Asteroid 65 Cybele: Detection Of Small Silicate Grains, Water-Ice And Organics

Landsman, Zoe; Licandro, J.; Campins, H.; Kelley, M.; Hargrove, K.; Pinilla-Alonso, N.; Cruikshank, D.; Rivkin, A. S.; Emery, J.
Referencia bibliográfica

American Astronomical Society, DPS meeting #42, #39.18; Bulletin of the American Astronomical Society, Vol. 42, p.1035

Fecha de publicación:
10
2010
Número de autores
9
Número de autores del IAC
1
Número de citas
0
Número de citas referidas
0
Descripción
We have carried out a spectroscopic study of asteroid 65 Cybele in the 2 - 4 μm and 5 - 14 μm regions, using NASA's IRTF and Spitzer Space Telescope, respectively. We compare these spectra with those of Trojan asteroids and asteroid 24 Themis. Our target is the largest member of the Cybele population; these asteroids represent a transition group between primitive inner-main belt asteroids and Trojans, and may provide clues to the origin of the asteroid belt and the solar system.

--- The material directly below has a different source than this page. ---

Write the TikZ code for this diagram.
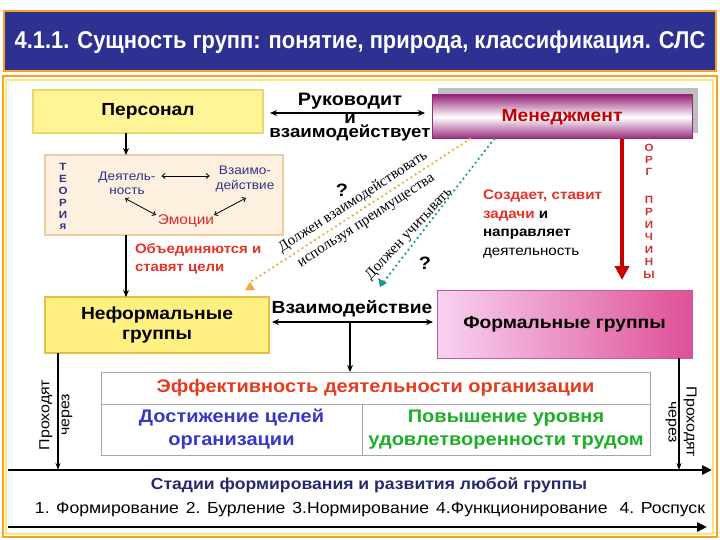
\documentclass[tikz,border=0pt]{standalone}
\usepackage{fontspec}
\setmainfont{Liberation Sans}[FakeStretch=1.1]
\newfontfamily\titlefont{Liberation Sans}[FakeStretch=0.9]
\newfontfamily\serifru{Liberation Serif}
\usetikzlibrary{arrows.meta}
\definecolor{titleblue}{RGB}{46,49,146}
\definecolor{frameorange}{RGB}{247,160,40}
\definecolor{frameyellow}{RGB}{255,230,120}
\definecolor{persfill}{RGB}{255,245,150}
\definecolor{persdraw}{RGB}{235,215,110}
\definecolor{theofill}{RGB}{253,240,222}
\definecolor{theodraw}{RGB}{235,205,165}
\definecolor{textblue}{RGB}{50,50,140}
\definecolor{emored}{RGB}{220,40,40}
\definecolor{objred}{RGB}{230,50,40}
\definecolor{manpurple}{RGB}{150,40,120}
\definecolor{manred}{RGB}{190,0,0}
\definecolor{arrred}{RGB}{200,0,0}
\definecolor{dotorange}{RGB}{240,170,60}
\definecolor{dotteal}{RGB}{30,150,150}
\definecolor{inffill}{RGB}{255,240,130}
\definecolor{infdraw}{RGB}{230,190,70}
\definecolor{formL}{RGB}{248,210,240}
\definecolor{formM}{RGB}{250,225,242}
\definecolor{formR}{RGB}{222,80,150}
\definecolor{formdraw}{RGB}{190,90,160}
\definecolor{effred}{RGB}{230,60,30}
\definecolor{goalblue}{RGB}{55,55,200}
\definecolor{satgreen}{RGB}{30,175,40}
\definecolor{stageblue}{RGB}{40,40,110}
\definecolor{orgred}{RGB}{210,50,50}
\begin{document}
\begin{tikzpicture}[x=1pt,y=-1pt,
  every node/.style={inner sep=0pt, outer sep=0pt, align=center},
  arr/.style={-{Stealth[length=7pt,width=6pt]}, line width=1.4pt},
  darr/.style={{Stealth[length=7pt,width=6pt]}-{Stealth[length=7pt,width=6pt]}, line width=1.4pt},
  tarr/.style={{Straight Barb[length=3pt,width=5pt]}-{Straight Barb[length=3pt,width=5pt]}, line width=0.8pt},
  dotline/.style={line width=2.6pt, line cap=round, dash pattern=on 0pt off 5pt},
  bigtext/.style={font=\fontsize{17.5}{20}\selectfont\bfseries},
  cell/.style={draw=gray!70, line width=0.8pt, font=\fontsize{18.2}{23}\selectfont\bfseries},
  letter/.style={font=\fontsize{10.5}{11}\selectfont\bfseries}
]
\useasboundingbox (0,0) rectangle (720,540);
\fill[white] (0,0) rectangle (720,540);
% title
\draw[frameorange, line width=2.5pt, fill=titleblue] (4,11) rectangle (716,71);
\node[text=white, font=\titlefont\fontsize{24.3}{26}\selectfont\bfseries] (title) at (360,42) {4.1.1. Сущность групп: понятие, природа, классификация. СЛС};
% frame
\draw[frameorange, line width=2pt] (3,76) rectangle (717,537);
\draw[frameyellow, line width=1.5pt] (6,80) rectangle (713,534);

% Personal
\node[draw=persdraw, line width=2pt, fill=persfill, minimum width=230pt, minimum height=43pt, bigtext] (pers) at (148,111.5) {Персонал};
% theory box
\node[draw=theodraw, line width=1.5pt, fill=theofill, minimum width=238pt, minimum height=80pt] (theo) at (164,195) {};
\foreach \ch/\yy [count=\i] in {Т/167,Е/179,О/191,Р/203,И/215,я/227}
  \node[letter, text=textblue] (teo\i) at (63,\yy) {\ch};
\node[text=textblue, font=\fontsize{12.4}{14}\selectfont] (deyat) at (127,183) {Деятель-\\ность};
\node[text=textblue, font=\fontsize{12.4}{15}\selectfont] (vzaim) at (245,179) {Взаимо-\\действие};
\node[text=emored, font=\fontsize{14}{16}\selectfont] (emo) at (186,221) {Эмоции};
\draw[tarr] ([shift={(6pt,7pt)}]deyat.east) -- ([shift={(-6pt,3pt)}]vzaim.west);
\draw[tarr] ([shift={(-2pt,-4pt)}]deyat.south) -- ([shift={(-2pt,6pt)}]emo.west);
\draw[tarr] ([shift={(0pt,6pt)}]emo.east) -- ([shift={(1pt,-6pt)}]vzaim.south);

% Management
\fill[gray!50] (438,88) rectangle (698,133);
\node[draw=manpurple, line width=1pt, top color=manpurple, bottom color=manpurple, middle color=white, minimum width=260pt, minimum height=44pt, text=manred, bigtext] (manag) at (562,117) {Менеджмент};

% Rukovodit
\draw[darr] (pers.east |- 0,113) ++(7,0) coordinate (rk1) -- ([xshift=-7pt]manag.west |- rk1);
\node[font=\fontsize{18}{20}\selectfont\bfseries, anchor=base] (ruk) at (350,106) {Руководит};
\node[font=\fontsize{17}{20}\selectfont\bfseries, anchor=base] (rki) at (350,123.5) {и};
\node[font=\fontsize{17}{20}\selectfont\bfseries, anchor=base] (rkv) at (350,137.5) {взаимодействует};

% Informal / Formal
\node[draw=infdraw, line width=1.5pt, fill=inffill, minimum width=224pt, minimum height=56pt, bigtext] (inf) at (157,325) {Неформальные\\группы};
\node[draw=formdraw, line width=1pt, left color=formL, middle color=formM, right color=formR, minimum width=255pt, minimum height=68pt, bigtext] (form) at (564.5,324) {Формальные группы};

% arrows personal -> theory -> informal
\draw[arr] ([xshift=-22pt]pers.south) -- ([xshift=-38pt]theo.north);
\draw[arr] ([xshift=-38pt]theo.south) -- ([xshift=-31pt]inf.north);
\node[text=objred, anchor=north west, align=left, font=\fontsize{13.6}{18.5}\selectfont\bfseries] (obj) at (135,243.5) {Объединяются и\\ставят цели};

% management red arrow
\draw[arrred, line width=4pt, -{Triangle[length=14pt,width=14pt]}] ([xshift=60pt]manag.south) -- ([shift={(57.5pt,10pt)}]form.north);
\foreach \ch/\yy [count=\i] in {О/148,Р/160,Г/172,П/200,Р/212,И/225,Ч/237,И/250,Н/262,Ы/275}
  \node[letter, text=orgred] (org\i) at (649,\yy) {\ch};
\node[anchor=north west, align=left, font=\fontsize{13.8}{18.5}\selectfont] (sozd) at (483,190)
  {\textbf{\color{objred}Создает, ставит}\\\textbf{\color{objred}задачи} \textbf{и}\\\textbf{направляет}\\деятельность};

% dotted lines
\draw[dotline, dotorange] ([xshift=-92pt]manag.south) -- ([shift={(-17pt,16pt)}]inf.north east) coordinate (oe);
\fill[dotorange] ([shift={(-19pt,14pt)}]inf.north east) ++(0,-1) -- ++(-5,8) -- ++(10,0) -- cycle;
\draw[dotline, dotteal] ([xshift=-68pt]manag.south) -- ([shift={(-55pt,6pt)}]form.north west);
\fill[dotteal] ([shift={(-57pt,3pt)}]form.north west) -- ++(-2,-9) -- ++(9,5) -- cycle;
\node[font=\serifru\fontsize{15}{16}\selectfont, rotate=33] (dv) at (353,202) {Должен взаимодействовать};
\node[font=\serifru\fontsize{15}{16}\selectfont, rotate=33] (ip) at (367,222) {используя преимущества};
\node[font=\serifru\fontsize{15}{16}\selectfont, rotate=47] (du) at (409,234) {Должен учитывать};
\node[font=\fontsize{18}{20}\selectfont\bfseries] (q1) at (342,190) {?};
\node[font=\fontsize{18}{20}\selectfont\bfseries] (q2) at (425,263) {?};

% interaction
\coordinate (vmid) at (350,322);
\draw[darr] ([xshift=3pt]inf.east |- vmid) -- ([xshift=-4pt]form.west |- vmid);
\node[bigtext, anchor=base] (vz) at (352,313) {Взаимодействие};

% table
\node[cell, text=effred, minimum width=549pt, minimum height=32pt] (eff) at (375.5,388) {Эффективность деятельности организации};
\node[cell, text=goalblue, minimum width=261pt, minimum height=51pt] (goal) at (231.5,429.5) {Достижение целей\\организации};
\node[cell, text=satgreen, minimum width=288pt, minimum height=51pt] (sat) at (506,429.5) {Повышение уровня\\удовлетворенности трудом};
\draw[arr] (vmid) -- (vmid |- eff.north);

% axis
\coordinate (axL) at (8,470);
\coordinate (axR) at (712,470);
\coordinate (axL2) at (8,527);
\coordinate (axR2) at (707,527);
\draw[line width=2.6pt, -{Triangle[length=10pt,width=9pt]}] (axL) -- (axR);
\draw[line width=2.6pt, -{Triangle[length=10pt,width=9pt]}] (axL2) -- (axR2);
\coordinate (lv) at ([xshift=13pt]inf.south west);
\coordinate (rv) at ([xshift=-13pt]form.south east);
\draw[line width=1.2pt, -{Stealth[length=7pt,width=5pt]}] (lv) -- (lv |- axL);
\draw[line width=1.2pt, -{Stealth[length=7pt,width=5pt]}] (rv) -- (rv |- axR);
\node[rotate=90, font=\fontsize{14.5}{20}\selectfont] (pl) at (56,415) {Проходят\\через};
\node[rotate=-90, font=\fontsize{14.5}{18}\selectfont] (pr) at (681,422) {Проходят\\через};
\node[text=stageblue, font=\fontsize{16}{17}\selectfont\bfseries] (stages) at (369,485) {Стадии формирования и развития любой группы};
\node[font=\fontsize{16}{19}\selectfont] (list) at (370,510) {1. Формирование\hspace{7pt}2. Бурление\hspace{7pt}3.Нормирование\hspace{7pt}4.Функционирование\hspace{12pt}4. Роспуск};
\end{tikzpicture}
\end{document}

Our 2 - 4 μm spectrum shows a clear absorption band centered at 3.1 μm, similar to that in the spectrum of 24 Themis (Campins et al. 2010, Rivkin & Emery 2010), which can be modeled using water-ice. Absorption bands in 65 Cybele's 3.2 - 3.6 μm region also suggest the presence of complex organic solids. No hydrated silicates are detected. We fit the 5 - 14 μm continuum using the NEATM (Harris 1998) and derived a diameter D = 290 ± 5 km (consistent with Müller and Bloemmaert 2004), beaming parameter η = 0.967 ± 0.014, and albedo pV = 0.05 ± 0.01. Once the continuum has been divided out, the 5 - 14 μm emissivity spectrum clearly exhibits an emission plateau at about 9 - 12 μm with a spectral contrast of about 5%. A similar feature is seen in the spectra of Trojan asteroids and may be due to fine-grained silicates imbedded in a transparent matrix, or to a very under-dense surface structure (Emery et al. 2006). We conclude that 65 Cybele is covered by fine anhydrous silicate grains, with a small amount of water-ice and complex organic solids. This is similar to comets where non-equilibrium phases coexist, e.g. water-ice and anhydrous silicates; thus we conclude that this is a very primitive object.